2- he introduced me to Bruce Lee pretty young. My idea of a superman was never bossy and never bragged, and he didn’t take one hit more than he had to. Don’t be a hot head, think of your friends and family, when offered advice you don’t have to take it but always be considering.
I never had to do anything to “feel like a man”. And I never hurt anybody for no reason or allowed myself to be unfair.
That’s all cause of my dad’s hotpink shirt and fists of fury
Women and girls attempt suicide at higher rates than men and boys, but are less “successful” at it. This is well evidenced and a needed part of this discussion, and in no way diminishes the need to focus on the needs of men and boys.
If one assumes that the primary motivator for males is to mate, I think the new approach to their mental health does not address this issue. Their self-esteem is largely based on who they can mate with and scoring with a beautiful partner drives them to over-achieve, so that if they are not super handsome or well-endowed, healthy men work hard to become famous and/or rich enough to attract these pretty ones. Many people feel free to refuse to even consider partners who lack money, beauty, fame, etc.
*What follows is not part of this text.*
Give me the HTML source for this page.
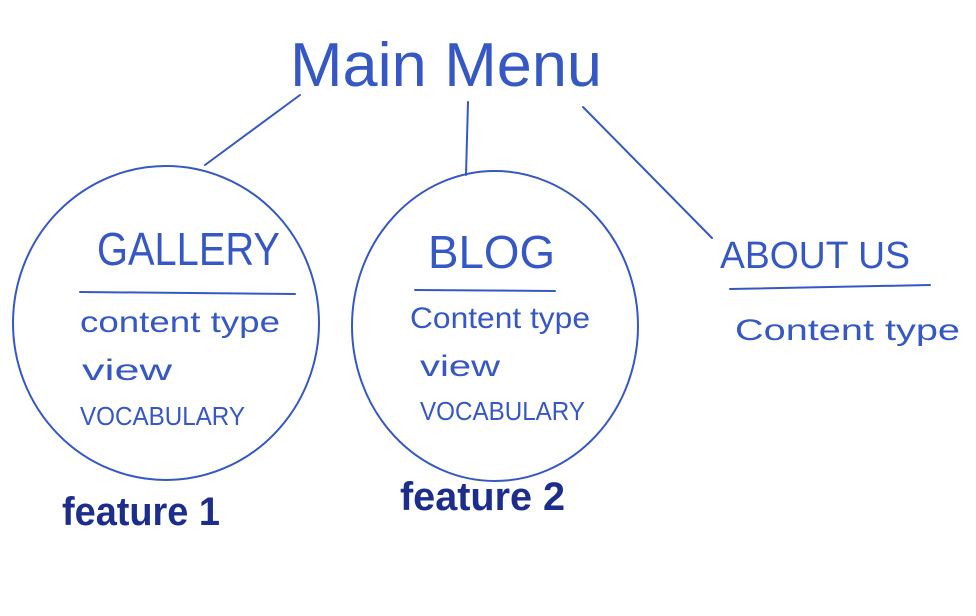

That said, I think psychologists ought to convince their male clients that there are people out there who are not so shallow. How to find these “real” ones, how to approach and “woo” them and, most of all, how to appreciate them for what they can do may be more helpful. We all don’t all want big wallets or “hands.” Some of us are looking for the one who can complete us.
Well said, Sandy. I personally know a lot of women who are NOT interested in the “macho men” of the world, including myself. In my opinion, men are selling themselves short if they think they have to be tough and reserved all the time, or that they have to have a big bank account and an important position in society. If a man knows how to treat a women well and reveal his sensitive side (without worrying about his ego), he doesn’t need to have the fat wallet or be exceptionally handsome. In fact, I have found that the men society would deem “average” in all those areas mentioned, are some of the most amazing partners.
I’m afraid it’s a lot more complex than that. Do males have to mate more than women do? Males are also about protecting what they think is their own. And about a lot of other stuff as well.